Assim como ela, dezenas de famílias passaram a relatar problemas semelhantes. Algumas casas chegaram a ser interditadas. Em 2018, moradores organizaram um abaixo-assinado cobrando da prefeitura e da Cohab uma resposta urgente.
Presença de gás metano e solo instável confirmados por laudo técnico
Após as denúncias, o Ministério Público Estadual solicitou uma análise geotécnica e ambiental independente, realizada por uma empresa contratada pelo município. O laudo, concluído em 2019, confirmou a presença de gás metano — resultante da decomposição da matéria orgânica enterrada — e apontou instabilidade do solo em pelo menos 30% das unidades habitacionais do bairro.
O documento também revelou que o lençol freático da região apresentava indícios de contaminação por chorume, embora abaixo dos limites máximos tolerados. Ainda assim, o risco estrutural e ambiental é considerado alto.

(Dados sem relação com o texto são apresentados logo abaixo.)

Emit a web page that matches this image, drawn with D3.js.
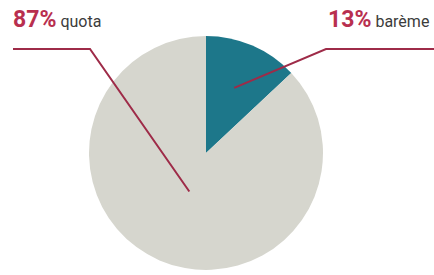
<!DOCTYPE html>
<html>
<head>
<meta charset="utf-8">
<script src="https://cdn.jsdelivr.net/npm/d3@7"></script>
<style>
  body { margin: 0; background: #fff; }
  svg { display: block; }
</style>
</head>
<body>
<div id="chart"></div>
<script>
// data
var labels = ["barème", "quota"];
var values = [13, 87];
var colors = ["#1d778a", "#d6d6ce"];

var width = 434, height = 275;
var cx = 206, cy = 153, radius = 117;

var svg = d3.select("#chart")
  .append("svg")
    .attr("width", width)
    .attr("height", height);

var g = svg.append("g")
  .attr("transform", "translate(" + cx + "," + cy + ")");

var pie = d3.pie().sort(null).value(function(d) { return d; });
var arcs = pie(values);

var arc = d3.arc().innerRadius(0).outerRadius(radius);

// slices
g.selectAll("path.slice")
  .data(arcs)
  .enter()
  .append("path")
    .attr("class", "slice")
    .attr("d", arc)
    .style("fill", function(d, i) { return colors[i]; });

// leader lines: point inside slice -> elbow -> horizontal to label side
var pointerR = [71, 42];
var elbow = [[326, 49], [90, 49]];
var lineEnd = [434, 13];

arcs.forEach(function(d, i) {
  var a = (d.startAngle + d.endAngle) / 2;
  var px = cx + Math.sin(a) * pointerR[i];
  var py = cy - Math.cos(a) * pointerR[i];
  svg.append("polyline")
    .attr("points", [[px, py], elbow[i], [lineEnd[i], elbow[i][1]]].map(function(p) { return p.join(","); }).join(" "))
    .style("fill", "none")
    .style("stroke", "#9e2b48")
    .style("stroke-width", 2);
});

// labels
var labelX = [328, 13];
arcs.forEach(function(d, i) {
  var t = svg.append("text")
    .attr("x", labelX[i])
    .attr("y", 27)
    .style("font-family", "Roboto, 'Open Sans', sans-serif");
  t.append("tspan")
    .style("font-size", "23px")
    .style("font-weight", "bold")
    .style("fill", "#b82f4f")
    .text(values[i] + "%");
  t.append("tspan")
    .attr("dx", 4)
    .style("font-size", "16px")
    .style("fill", "#3c3c3c")
    .text(labels[i]);
});
</script>
</body>
</html>
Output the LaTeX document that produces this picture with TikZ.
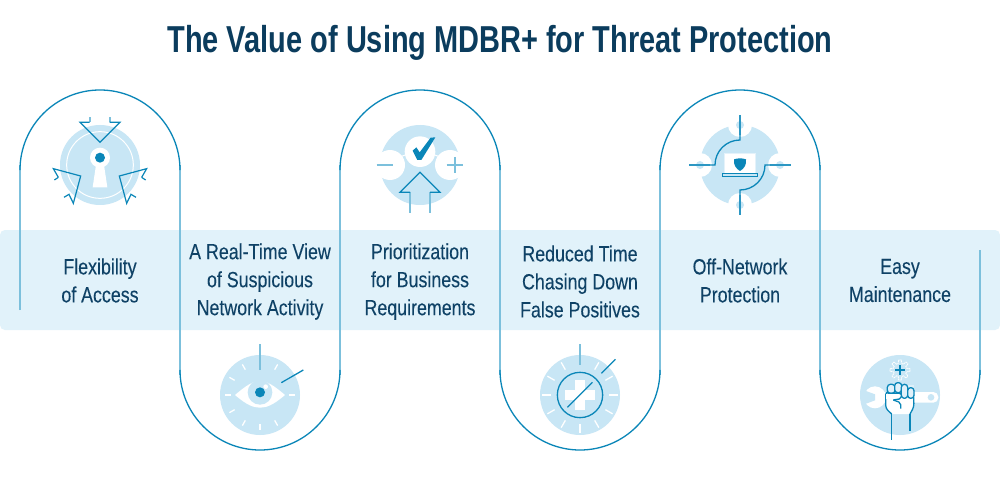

Com base no laudo técnico e nas denúncias, o MPMS propôs um Termo de Ajustamento de Conduta (TAC) para que a Prefeitura de Dourados e a Cohab adotassem medidas imediatas:
- Instalação de sistema de drenagem de gases;
- Monitoramento contínuo do solo e da qualidade da água subterrânea;
- Reforço estrutural em imóveis mais comprometidos;
- Plano de remediação ambiental do terreno.
A proposta do TAC ainda está em discussão. Enquanto isso, as famílias seguem morando em casas com risco crescente.
Fonte oficial: MPE sugere TAC para descontaminar área de bairro construído sobre lixão – Dourados News
Bairros sobre lixão: o problema não é novo
O caso de Dourados expõe um problema antigo e recorrente no Brasil: a transformação de áreas contaminadas ou instáveis em loteamentos urbanos, sem o devido preparo técnico.
Casos semelhantes já foram registrados em:
- São Paulo (SP): onde áreas como o bairro Cangaíba foram afetadas por recalques após urbanização sobre lixões.
- Belo Horizonte (MG): registros no Aglomerado da Serra.
- Ribeirão Preto (SP): a Cohab teve de indenizar famílias por imóveis construídos sobre solo instável (Fonte: Tribunal de Justiça de SP).
Como prevenir esse tipo de tragédia urbana?
Segundo o geólogo Marcus T. Silva, especialista em risco geotécnico, é preciso seguir normas rígidas antes de liberar áreas para construção:
“Um solo de lixão pode levar décadas para se estabilizar. É preciso fazer compactação, drenagem de gases, impermeabilização e, principalmente, laudos técnicos públicos e auditáveis.”
A Resolução CONAMA nº 420 e a ABNT NBR 10004 estabelecem normas técnicas para reabilitação de áreas contaminadas, mas nem sempre são seguidas à risca por municípios pressionados por déficit habitacional ou interesses políticos.
E o futuro do Canaã VI?
O futuro do bairro ainda é incerto. Segundo reportagem da 94 FM Dourados, a prefeitura prometeu resolver o problema até 2020, mas nenhuma obra de remediação foi efetivamente iniciada até 2024. O local continua habitado, com famílias convivendo com rachaduras visíveis e relatos de mau cheiro vindo do solo após chuvas intensas.
O caso do Canaã VI é um alerta duro, porém necessário: construir sobre lixo custa mais caro do que aparenta. O que poderia ter sido um exemplo de urbanização responsável virou um símbolo de negligência institucional.
Moradores exigem justiça, segurança e transparência. Mas, até agora, a rachadura mais profunda é a da confiança entre população e poder público.